#### Exercise task:
Without the pictures, extract every line from the start of the material to the line containing "end angle=135, radius=281];", both ends included.
— Start —
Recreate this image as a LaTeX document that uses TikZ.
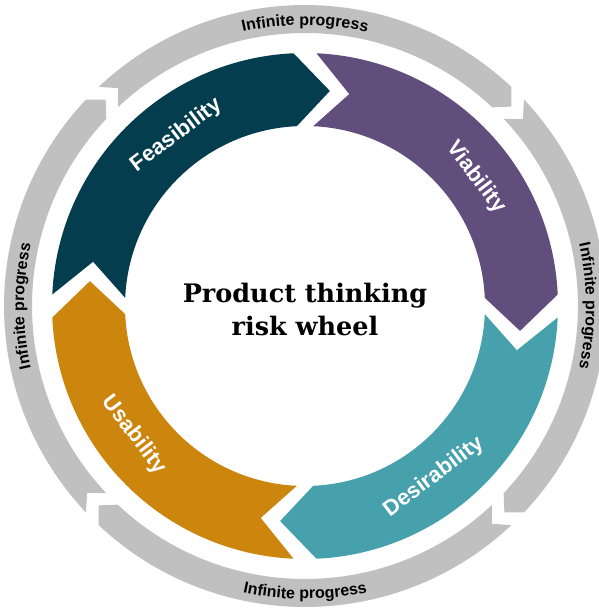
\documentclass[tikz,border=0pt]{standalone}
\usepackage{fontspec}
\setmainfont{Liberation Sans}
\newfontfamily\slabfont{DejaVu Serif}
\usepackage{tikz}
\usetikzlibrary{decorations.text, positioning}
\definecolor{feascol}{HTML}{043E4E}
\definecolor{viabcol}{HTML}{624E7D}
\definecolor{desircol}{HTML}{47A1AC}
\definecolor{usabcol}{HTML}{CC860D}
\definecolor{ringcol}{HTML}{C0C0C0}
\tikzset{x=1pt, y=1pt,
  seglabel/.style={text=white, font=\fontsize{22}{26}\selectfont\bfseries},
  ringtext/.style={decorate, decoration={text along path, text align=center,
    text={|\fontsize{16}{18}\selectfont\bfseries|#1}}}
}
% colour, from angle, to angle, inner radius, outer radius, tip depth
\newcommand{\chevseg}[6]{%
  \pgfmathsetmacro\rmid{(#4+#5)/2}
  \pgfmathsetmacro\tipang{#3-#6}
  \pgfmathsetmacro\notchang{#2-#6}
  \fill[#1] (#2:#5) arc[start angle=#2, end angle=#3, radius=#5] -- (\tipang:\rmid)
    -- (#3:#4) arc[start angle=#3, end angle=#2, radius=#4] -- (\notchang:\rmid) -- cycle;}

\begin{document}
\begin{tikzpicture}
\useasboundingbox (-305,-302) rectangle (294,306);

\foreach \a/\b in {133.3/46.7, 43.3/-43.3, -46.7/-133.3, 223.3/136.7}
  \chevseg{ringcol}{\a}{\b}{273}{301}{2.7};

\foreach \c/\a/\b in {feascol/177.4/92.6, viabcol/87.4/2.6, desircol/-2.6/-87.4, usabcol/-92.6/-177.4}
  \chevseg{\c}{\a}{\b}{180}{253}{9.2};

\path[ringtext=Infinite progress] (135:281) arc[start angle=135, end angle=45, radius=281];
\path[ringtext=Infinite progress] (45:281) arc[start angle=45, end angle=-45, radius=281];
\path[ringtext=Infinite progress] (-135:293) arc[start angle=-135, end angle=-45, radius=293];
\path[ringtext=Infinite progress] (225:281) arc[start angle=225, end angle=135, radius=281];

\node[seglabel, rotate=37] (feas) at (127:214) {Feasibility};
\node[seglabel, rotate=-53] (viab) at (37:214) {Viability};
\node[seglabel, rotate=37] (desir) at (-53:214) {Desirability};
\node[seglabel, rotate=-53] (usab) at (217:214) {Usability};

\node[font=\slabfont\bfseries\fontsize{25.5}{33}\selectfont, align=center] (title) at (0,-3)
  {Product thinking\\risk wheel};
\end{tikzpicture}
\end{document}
— End —
#### Exercise answer:
Recreate this image as a LaTeX document that uses TikZ.
\documentclass[tikz,border=0pt]{standalone}
\usepackage{fontspec}
\setmainfont{Liberation Sans}
\newfontfamily\slabfont{DejaVu Serif}
\usepackage{tikz}
\usetikzlibrary{decorations.text, positioning}
\definecolor{feascol}{HTML}{043E4E}
\definecolor{viabcol}{HTML}{624E7D}
\definecolor{desircol}{HTML}{47A1AC}
\definecolor{usabcol}{HTML}{CC860D}
\definecolor{ringcol}{HTML}{C0C0C0}
\tikzset{x=1pt, y=1pt,
  seglabel/.style={text=white, font=\fontsize{22}{26}\selectfont\bfseries},
  ringtext/.style={decorate, decoration={text along path, text align=center,
    text={|\fontsize{16}{18}\selectfont\bfseries|#1}}}
}
% colour, from angle, to angle, inner radius, outer radius, tip depth
\newcommand{\chevseg}[6]{%
  \pgfmathsetmacro\rmid{(#4+#5)/2}
  \pgfmathsetmacro\tipang{#3-#6}
  \pgfmathsetmacro\notchang{#2-#6}
  \fill[#1] (#2:#5) arc[start angle=#2, end angle=#3, radius=#5] -- (\tipang:\rmid)
    -- (#3:#4) arc[start angle=#3, end angle=#2, radius=#4] -- (\notchang:\rmid) -- cycle;}

\begin{document}
\begin{tikzpicture}
\useasboundingbox (-305,-302) rectangle (294,306);

\foreach \a/\b in {133.3/46.7, 43.3/-43.3, -46.7/-133.3, 223.3/136.7}
  \chevseg{ringcol}{\a}{\b}{273}{301}{2.7};

\foreach \c/\a/\b in {feascol/177.4/92.6, viabcol/87.4/2.6, desircol/-2.6/-87.4, usabcol/-92.6/-177.4}
  \chevseg{\c}{\a}{\b}{180}{253}{9.2};

\path[ringtext=Infinite progress] (135:281) arc[start angle=135, end angle=45, radius=281];
\path[ringtext=Infinite progress] (45:281) arc[start angle=45, end angle=-45, radius=281];
\path[ringtext=Infinite progress] (-135:293) arc[start angle=-135, end angle=-45, radius=293];
\path[ringtext=Infinite progress] (225:281) arc[start angle=225, end angle=135, radius=281];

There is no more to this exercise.